On January 14, 1831, a bearded, disheveled figure in native dress wandered out of the desert at an obscure town on British India's NW frontier, an area then collectively known as Sind. He had been traveling for more than a year, often exposed to great danger, his complexion darkened almost black by months in the sun, at times doubting that he'd ever return alive.
He was in fact a young British officer in disguise, Lieutenant Arthur Conolly of the 6th Bengal Native Light Calvary, having somehow survived his mission to reconnoiter the military & political no-man's-land between the Caucasus & the Khyber, through which a Russian army might march. Daring, resourceful & ambitious, Conolly was the archetypical Great Game player & it was he, fittingly enough, who first coined this memorable phrase in a latter to a friend. Despite his junior rank & tender years, his views were to have a considerable influence on the outcome of the Anglo-Russian rivalry in Asia.

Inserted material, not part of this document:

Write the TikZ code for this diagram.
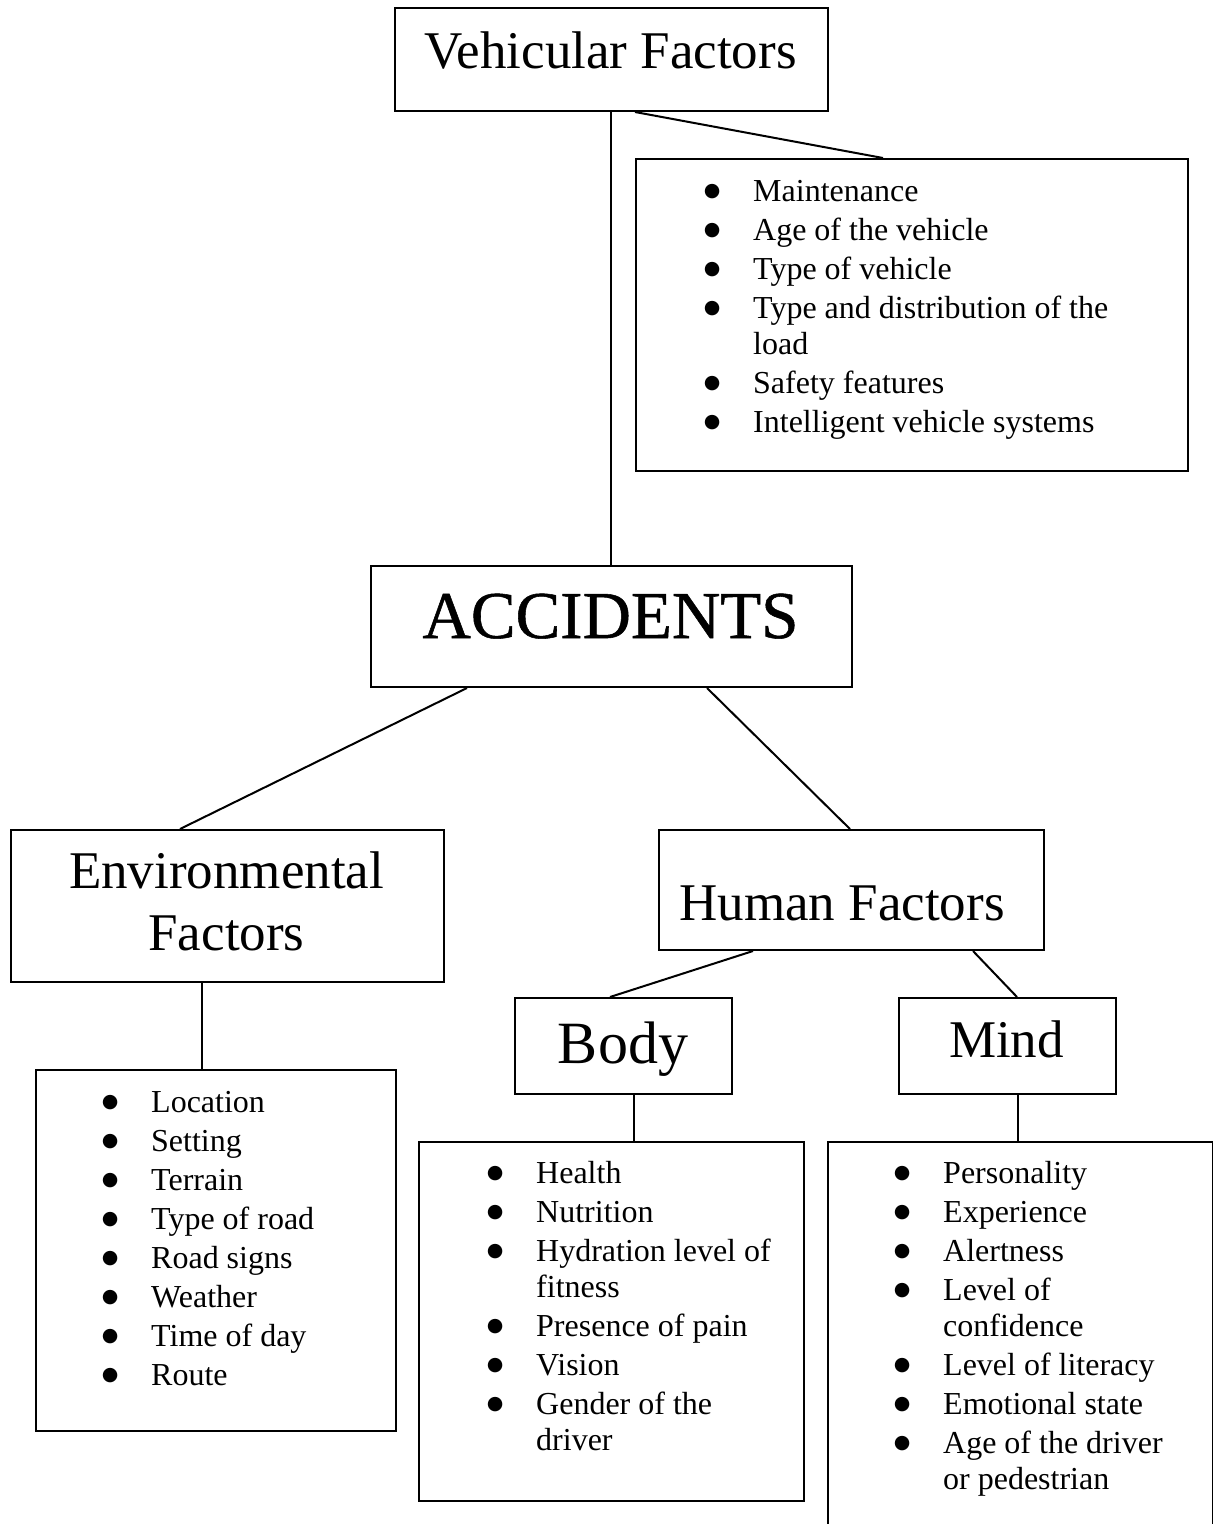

According to Hopkirk, Arthur Conolly also had a strongly religious nature and "in common with most of his generation, believed in the civilizing mission of Christianity & in the duty of its adherents to bring the message of salvation to others less fortunate." Indeed, the author does often view those protecting their homelands from intruders as heinous, treacherous & fanatical but he also sees British leadership as marked by incompetence, irresolution & plain cowardice, as in the case of General William Elphinstone.